Nous avons vu comment Mohan Lal mariait les jeunes Anglaises, et souvent ne les mariait pas ; écoutons maintenant le prince Najaf, qui ne traite pas ce sujet délicat d’une façon moins cavalière :


« Voici, dit-il, comment se font les mariages dans ce pays. Les jeunes gens reçoivent d’abord une éducation complète dans les mathématiques et dans les autres branches de connaissances utiles. Les jeunes personnes apprennent à lire, écrire, dessiner et chanter. Puis, à vingt ans environ, voici ce qui se passe : beaucoup de jeunes personnes non mariées vont dans les parcs, dans les jardins publics et autres endroits de plaisir, pour respirer la fraîcheur de l’air. Ces jeunes demoiselles n’ont point de voile : ainsi les jeunes gens ne trouvent aucun obstacle à s’introduire près d’elles et à lier connaissance. Quand une affection durable est née d’une de ces rencontres, le jeune homme, après avoir recueilli quelques informations indispensables sur celle qui l’a inspirée, lui écrit pour lui déclarer son amour et la prier de faire connaître ses sentimens.
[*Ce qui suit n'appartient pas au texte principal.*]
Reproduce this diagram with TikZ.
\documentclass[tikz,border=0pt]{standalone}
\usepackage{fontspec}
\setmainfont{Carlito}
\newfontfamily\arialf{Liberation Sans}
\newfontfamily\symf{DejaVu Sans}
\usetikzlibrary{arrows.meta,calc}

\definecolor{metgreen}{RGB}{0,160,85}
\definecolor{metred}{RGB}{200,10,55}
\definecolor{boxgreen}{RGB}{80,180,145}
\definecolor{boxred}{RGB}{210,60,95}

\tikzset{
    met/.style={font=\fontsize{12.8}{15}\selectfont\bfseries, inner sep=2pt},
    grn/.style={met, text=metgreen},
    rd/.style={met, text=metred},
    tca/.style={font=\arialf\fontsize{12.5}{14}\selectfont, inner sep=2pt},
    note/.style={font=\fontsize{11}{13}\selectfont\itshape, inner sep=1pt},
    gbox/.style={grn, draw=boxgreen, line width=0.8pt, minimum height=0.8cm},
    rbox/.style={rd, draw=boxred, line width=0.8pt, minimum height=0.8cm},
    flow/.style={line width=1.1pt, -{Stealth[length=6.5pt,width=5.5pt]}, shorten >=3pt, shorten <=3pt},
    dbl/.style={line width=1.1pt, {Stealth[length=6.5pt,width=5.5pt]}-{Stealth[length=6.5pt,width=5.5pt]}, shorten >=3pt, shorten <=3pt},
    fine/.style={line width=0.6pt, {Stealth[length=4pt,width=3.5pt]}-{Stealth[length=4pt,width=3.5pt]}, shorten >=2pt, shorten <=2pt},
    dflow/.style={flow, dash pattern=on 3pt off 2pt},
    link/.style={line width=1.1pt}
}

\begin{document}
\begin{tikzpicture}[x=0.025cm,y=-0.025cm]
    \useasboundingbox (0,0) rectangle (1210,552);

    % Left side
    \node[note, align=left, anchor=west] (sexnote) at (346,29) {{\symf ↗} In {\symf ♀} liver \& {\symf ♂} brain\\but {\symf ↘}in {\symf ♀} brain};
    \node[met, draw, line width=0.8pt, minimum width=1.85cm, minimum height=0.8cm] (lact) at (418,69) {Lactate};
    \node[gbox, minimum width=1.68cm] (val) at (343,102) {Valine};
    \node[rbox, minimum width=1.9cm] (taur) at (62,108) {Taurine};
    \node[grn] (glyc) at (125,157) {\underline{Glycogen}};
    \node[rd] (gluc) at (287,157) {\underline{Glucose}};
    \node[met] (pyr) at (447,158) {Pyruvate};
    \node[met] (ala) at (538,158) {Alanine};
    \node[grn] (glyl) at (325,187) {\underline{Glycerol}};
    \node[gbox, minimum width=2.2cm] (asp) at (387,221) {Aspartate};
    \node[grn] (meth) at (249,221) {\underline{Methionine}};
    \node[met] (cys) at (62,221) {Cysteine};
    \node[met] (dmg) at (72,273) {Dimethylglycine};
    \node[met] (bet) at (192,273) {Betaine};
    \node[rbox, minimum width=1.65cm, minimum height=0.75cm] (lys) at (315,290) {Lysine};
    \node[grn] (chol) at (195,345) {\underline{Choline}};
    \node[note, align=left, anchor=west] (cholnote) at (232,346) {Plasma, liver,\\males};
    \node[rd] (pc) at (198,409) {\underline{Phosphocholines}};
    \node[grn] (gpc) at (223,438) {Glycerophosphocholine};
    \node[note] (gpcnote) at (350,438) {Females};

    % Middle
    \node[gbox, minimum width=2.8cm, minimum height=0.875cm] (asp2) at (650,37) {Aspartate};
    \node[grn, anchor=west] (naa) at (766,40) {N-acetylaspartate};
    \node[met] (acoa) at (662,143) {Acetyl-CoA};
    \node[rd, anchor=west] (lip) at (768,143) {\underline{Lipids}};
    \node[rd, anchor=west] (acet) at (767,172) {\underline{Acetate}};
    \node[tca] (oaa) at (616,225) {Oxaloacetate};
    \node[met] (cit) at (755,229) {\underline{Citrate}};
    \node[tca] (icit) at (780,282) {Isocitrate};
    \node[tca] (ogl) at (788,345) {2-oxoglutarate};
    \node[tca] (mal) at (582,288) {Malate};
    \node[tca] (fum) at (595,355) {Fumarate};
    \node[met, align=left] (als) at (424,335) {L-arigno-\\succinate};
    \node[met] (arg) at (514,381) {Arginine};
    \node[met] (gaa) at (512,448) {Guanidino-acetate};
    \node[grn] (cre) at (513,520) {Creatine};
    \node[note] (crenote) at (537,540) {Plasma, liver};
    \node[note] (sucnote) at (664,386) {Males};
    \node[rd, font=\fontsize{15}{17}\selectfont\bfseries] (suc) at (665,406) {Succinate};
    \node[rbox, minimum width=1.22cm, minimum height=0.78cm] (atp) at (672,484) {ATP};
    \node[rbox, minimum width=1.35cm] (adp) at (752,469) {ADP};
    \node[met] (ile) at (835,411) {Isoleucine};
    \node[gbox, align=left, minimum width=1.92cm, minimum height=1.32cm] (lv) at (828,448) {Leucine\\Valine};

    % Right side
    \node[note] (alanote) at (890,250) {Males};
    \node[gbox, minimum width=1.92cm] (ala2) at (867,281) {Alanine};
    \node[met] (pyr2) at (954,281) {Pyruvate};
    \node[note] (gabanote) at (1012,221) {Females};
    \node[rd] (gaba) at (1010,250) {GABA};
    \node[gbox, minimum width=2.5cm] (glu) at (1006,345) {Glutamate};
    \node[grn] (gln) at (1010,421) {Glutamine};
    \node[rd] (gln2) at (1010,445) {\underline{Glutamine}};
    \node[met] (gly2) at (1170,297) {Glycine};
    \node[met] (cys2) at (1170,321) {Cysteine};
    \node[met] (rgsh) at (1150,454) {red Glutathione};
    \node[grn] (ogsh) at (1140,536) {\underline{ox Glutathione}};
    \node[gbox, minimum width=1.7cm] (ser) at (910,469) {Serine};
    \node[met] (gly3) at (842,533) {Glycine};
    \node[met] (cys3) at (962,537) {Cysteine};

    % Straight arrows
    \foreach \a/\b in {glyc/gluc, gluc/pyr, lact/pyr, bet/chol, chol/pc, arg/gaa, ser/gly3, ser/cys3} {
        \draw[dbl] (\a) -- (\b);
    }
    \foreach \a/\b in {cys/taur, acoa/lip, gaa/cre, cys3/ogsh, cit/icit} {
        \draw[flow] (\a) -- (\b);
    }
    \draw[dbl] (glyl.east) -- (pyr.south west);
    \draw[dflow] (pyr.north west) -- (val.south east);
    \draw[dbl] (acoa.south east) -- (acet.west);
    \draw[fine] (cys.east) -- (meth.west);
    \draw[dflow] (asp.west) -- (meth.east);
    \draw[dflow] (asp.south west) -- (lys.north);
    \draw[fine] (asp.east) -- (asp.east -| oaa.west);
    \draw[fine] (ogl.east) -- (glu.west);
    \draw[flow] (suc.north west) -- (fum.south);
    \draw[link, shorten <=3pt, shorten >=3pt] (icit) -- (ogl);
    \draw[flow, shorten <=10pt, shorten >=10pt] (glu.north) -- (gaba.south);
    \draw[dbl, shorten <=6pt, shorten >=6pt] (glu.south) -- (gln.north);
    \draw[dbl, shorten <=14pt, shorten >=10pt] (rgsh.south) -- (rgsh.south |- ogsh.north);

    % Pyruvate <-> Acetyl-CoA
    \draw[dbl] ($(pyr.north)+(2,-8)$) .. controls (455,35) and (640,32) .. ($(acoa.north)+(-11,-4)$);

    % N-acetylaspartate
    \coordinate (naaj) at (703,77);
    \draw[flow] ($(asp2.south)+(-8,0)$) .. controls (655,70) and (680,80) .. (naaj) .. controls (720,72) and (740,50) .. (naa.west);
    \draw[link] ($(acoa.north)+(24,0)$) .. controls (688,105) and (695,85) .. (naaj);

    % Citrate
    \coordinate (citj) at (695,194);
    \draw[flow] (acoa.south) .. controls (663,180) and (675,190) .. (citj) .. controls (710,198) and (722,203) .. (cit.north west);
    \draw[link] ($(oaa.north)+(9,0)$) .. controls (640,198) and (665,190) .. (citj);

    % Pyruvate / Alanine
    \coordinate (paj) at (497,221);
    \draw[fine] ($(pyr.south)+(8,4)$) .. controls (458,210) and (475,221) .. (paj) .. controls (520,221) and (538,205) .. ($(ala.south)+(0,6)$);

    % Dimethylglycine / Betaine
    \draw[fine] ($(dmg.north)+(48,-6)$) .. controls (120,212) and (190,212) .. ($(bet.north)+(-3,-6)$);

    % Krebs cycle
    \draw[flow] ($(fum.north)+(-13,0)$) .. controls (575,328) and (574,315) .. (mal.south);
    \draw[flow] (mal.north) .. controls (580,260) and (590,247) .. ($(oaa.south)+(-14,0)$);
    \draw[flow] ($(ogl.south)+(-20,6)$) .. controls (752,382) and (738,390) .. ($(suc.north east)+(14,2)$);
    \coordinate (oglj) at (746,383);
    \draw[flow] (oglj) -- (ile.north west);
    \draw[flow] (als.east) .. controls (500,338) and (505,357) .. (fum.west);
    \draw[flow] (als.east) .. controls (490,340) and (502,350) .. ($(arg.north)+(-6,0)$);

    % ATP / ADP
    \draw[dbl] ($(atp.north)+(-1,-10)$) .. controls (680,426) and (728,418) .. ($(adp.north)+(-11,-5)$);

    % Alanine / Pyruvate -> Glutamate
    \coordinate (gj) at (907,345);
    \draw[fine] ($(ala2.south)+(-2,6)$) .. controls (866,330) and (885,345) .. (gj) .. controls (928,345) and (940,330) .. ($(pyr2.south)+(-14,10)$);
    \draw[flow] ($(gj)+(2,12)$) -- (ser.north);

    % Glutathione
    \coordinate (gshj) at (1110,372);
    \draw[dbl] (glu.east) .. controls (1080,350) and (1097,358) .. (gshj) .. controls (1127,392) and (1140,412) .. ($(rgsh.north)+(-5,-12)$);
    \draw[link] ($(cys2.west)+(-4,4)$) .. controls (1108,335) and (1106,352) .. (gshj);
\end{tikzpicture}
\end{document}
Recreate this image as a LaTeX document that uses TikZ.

Si elle ne partage pas cette affection, elle ne fait aucune réponse. Dans le cas contraire, elle favorise le jeune homme d’une réponse aimable, l’assure par écrit qu’elle l’accepte, laissant aux conférences subséquentes le soin de fixer le jour et le lieu du mariage. »


Le mariage à Londres étant chose si facile et si douce, le plus jeune des trois frères, Timour, fut presque tenté d’en essayer. Les princes se faisaient peindre par M. Partridge, leur voisin. Chaque jour, de très belles dames venaient voir le portrait. Un jour, elles s’y rencontrèrent avec les originaux. Ceux-ci les prièrent de s’asseoir, et lièrent tant bien que mal une espèce de conversation. Alors, s’il en faut croire Najaf, l’une d’elles dit à une autre, qui était fort jolie : Je serais bien la femme de votre frère ; malheureusement je n’ai pas de frère pour devenir votre mari. Timour, entendant cela, se prit à dire : Madame, si vous le permettez, je serai votre frère, cela lèvera la difficulté. Les dames furent enchantées de cette saillie, et la proposition fut adoptée au milieu des éclats de rire de tous les assistans. La plaisanterie devint sérieuse pour le pauvre Timour. Depuis ce jour, il ne fit que s’asseoir à côté de la jeune Anglaise et lui tenir compagnie. C’étaient des conversations sans fin, quoique par signes, car on ne parlait pas tout-à-fait la même langue, et néanmoins on s’entendait fort bien. Tout le monde complimentait

  1. Who round the north for paler dames would seek ?
    How poor their forms appear ! How linguid, wan and weak !
    (Childe-Harold, I, 58.)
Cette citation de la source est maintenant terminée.